Walid Ra'ad's reconstruction work on a - fictive - story of the Lebanese civil wars (also see p. 36ff), Lebanon's difficult path to becoming a state, the failed identification associated with the concept of a Lebanese nation, the positive affirmation of Beirut as a possible substitute for it, as the model of a multimodernistic city, is presented in the form of an archive. In Barcelona, Ra'ad also shows a web site by the Atlas Group for the first time.

Tony Chakar also carries out reconstruction work: on everyday life in pre-war Beirut, and on the life of his father between the modern ages, which later mutated into the biography of a hero. Chakar shows (»4Cotton Underwearforlony«, 2001) how far fictional narrative strands work their way into critical histories and allow the creation of completely personal, vivid narratives.

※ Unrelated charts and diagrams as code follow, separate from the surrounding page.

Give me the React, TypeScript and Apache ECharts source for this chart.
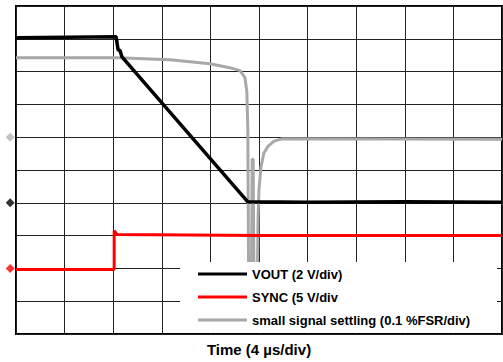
import React, { useEffect, useRef } from "react";
import * as echarts from "echarts";

// Oscilloscope divisions: x in [0,10] (4 µs/div), y in [0,10] divisions from bottom
const seriesNames = [
  "VOUT (2 V/div)",
  "SYNC (5 V/div",
  "small signal settling (0.1 %FSR/div)",
];

const voutData: [number, number][] = [
  [0, 9.03],
  [2.06, 9.06],
  [2.1, 8.67],
  [2.14, 8.64],
  [2.18, 8.45],
  [4.77, 4.03],
  [6.0, 4.02],
  [8.0, 4.03],
  [10, 4.02],
];

const syncData: [number, number][] = [
  [0, 1.97],
  [2.02, 1.97],
  [2.02, 3.15],
  [2.08, 3.03],
  [5.0, 3.0],
  [10, 3.0],
];

const settlingData: [number, number][] = [
  [0, 8.42],
  [2.1, 8.42],
  [3.17, 8.36],
  [3.99, 8.24],
  [4.4, 8.12],
  [4.61, 8.03],
  [4.71, 7.82],
  [4.75, 7.39],
  [4.77, 6.24],
  [4.79, 0.6],
  [4.84, 0.6],
  [4.86, 5.33],
  [4.88, 5.33],
  [4.9, 0.6],
  [4.96, 0.6],
  [4.98, 3.52],
  [5.0, 4.42],
  [5.04, 5.09],
  [5.1, 5.52],
  [5.19, 5.73],
  [5.31, 5.88],
  [5.47, 5.95],
  [10, 5.94],
];

// Channel reference (ground) markers on the left edge
const markerLevels = [6, 4, 2];
const markerColors = ["#b3b3b3", "#000000", "#ff0000"];
const markerX = -0.12;

const colors = ["#000000", "#ff0000", "#a8a8a8"];
const FONT = "'Liberation Sans', Arial, Helvetica, sans-serif";

export default function App() {
  const ref = useRef<HTMLDivElement>(null);
  useEffect(() => {
    if (!ref.current) return;
    const chart = echarts.init(ref.current, undefined, { renderer: "svg" });
    chart.setOption({
      animation: false,
      backgroundColor: "#ffffff",
      grid: {
        left: 16,
        top: 6,
        width: 486,
        height: 330,
        show: true,
        borderColor: "#000",
        borderWidth: 2,
        backgroundColor: "transparent",
      },
      xAxis: {
        type: "value",
        min: 0,
        max: 10,
        interval: 1,
        name: "Time (4 µs/div)",
        nameLocation: "middle",
        nameGap: 8,
        nameTextStyle: {
          fontFamily: FONT,
          fontWeight: "bold",
          fontSize: 15,
          color: "#000",
        },
        axisLine: { show: false },
        axisTick: { show: false },
        axisLabel: { show: false },
        splitLine: { show: true, lineStyle: { color: "#222", width: 1 } },
      },
      yAxis: {
        type: "value",
        min: 0,
        max: 10,
        interval: 1,
        axisLine: { show: false },
        axisTick: { show: false },
        axisLabel: { show: false },
        splitLine: { show: true, lineStyle: { color: "#222", width: 1 } },
      },
      legend: {
        data: seriesNames,
        orient: "vertical",
        left: 198,
        top: 267.5,
        padding: 0,
        itemGap: 10,
        itemWidth: 49,
        itemHeight: 3,
        icon: "rect",
        textStyle: {
          fontFamily: FONT,
          fontWeight: "bold",
          fontSize: 13,
          color: "#000",
        },
        selectedMode: false,
      },
      graphic: [
        {
          type: "rect",
          z: 3,
          shape: { x: 180, y: 262, width: 317, height: 71 },
          style: { fill: "#ffffff" },
          silent: true,
        },
      ],
      series: [
        {
          name: seriesNames[2],
          type: "line",
          data: settlingData,
          showSymbol: false,
          color: colors[2],
          lineStyle: { color: colors[2], width: 3 },
          z: 2,
        },
        {
          name: seriesNames[1],
          type: "line",
          data: syncData,
          showSymbol: false,
          color: colors[1],
          lineStyle: { color: colors[1], width: 3 },
          z: 2,
        },
        {
          name: seriesNames[0],
          type: "line",
          data: voutData,
          showSymbol: false,
          color: colors[0],
          lineStyle: { color: colors[0], width: 3.5 },
          z: 2,
        },
        {
          type: "scatter",
          clip: false,
          symbol: "diamond",
          symbolSize: 9,
          data: markerLevels.map((v, i) => ({
            value: [markerX, v],
            itemStyle: { color: markerColors[i] },
          })),
          z: 2,
        },
      ],
    });
    return () => chart.dispose();
  }, []);
  return <div ref={ref} style={{ width: 503, height: 362, position: "absolute", left: 0, top: 0 }} />;
}
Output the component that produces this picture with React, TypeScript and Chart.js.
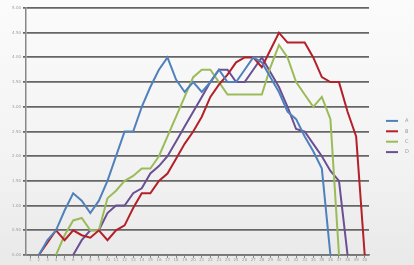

As in their presentation in Villa Solitude in Stuttgart, Paola Yacoub and Michel Lasserre (Beirut/Paris, see p. 28f) deal with questions concerning the representability of a landscape's historical character, focusing on the south of Lebanon, the area on the border to Israel - an »abandoned« region, yet much marked by war. What is the possible language for such a photography? What is the visual evidence of this region and its architecture?

This is a question that Tony Chakar, together with Naji Assi and female students from the Art Academy, have also explored with their multivisions picture essay, a study in architectural and urban sociology. In this imagological analysis of the suburb of Rouwaysset, an area which is socially mixed, yet in danger of falling into poverty, the urban space appears as narrated space. The »Monument for the Living«, a post-war, modernistic skyscraper, once the highest building in Beirut, which was never completed, remaining a shell, and which departed from its originally planned function as a shopping mall to become a base for snipers and dungeon for hostages during the war, is also one of these fictionally altered spaces. Marwan Rechmaouis's work tells its story. In David's collection, these findings are expanded upon in a video lounge, where films by Khalil Hanoun, Mahmoud Hojeij, Ghassan Salhab, Mohammed Soueid and Akram Zaatari are screened.

Precisely the unspectacular, extractive nature of the presentation produced a picture that eloquently shows the representational conflicts of different power formations trying to gain a leading position in a re-found modern age - and thus also isolation, alienation and subjugation, as well as the difficulties in living out local modernity.

 

Translated by Tim Jones

 

1 »Contemporary Arab Representations« is organised as a long-term project involving various formats, such as seminars, publications, exhibitions and the staging of performative works, as well as readings and lectures, in different venues. It began with a seminar at the Universidad Internacional de Andalucia (UNIA) last October, and visited the Academie Schloss Solitude in Stuttgart with a colloquium. Texts from the project also appeared in the magazine »zehar«, based in San Sebastian. The exhibition in the Fundacio Antoni Täpies runs from May 3 to July 14. In September the project will be stopping over in the Witte de With Center for Contemporary Art in Rotterdam (opening 15.9), before travelling on to other destinations, including Cairo and Beirut.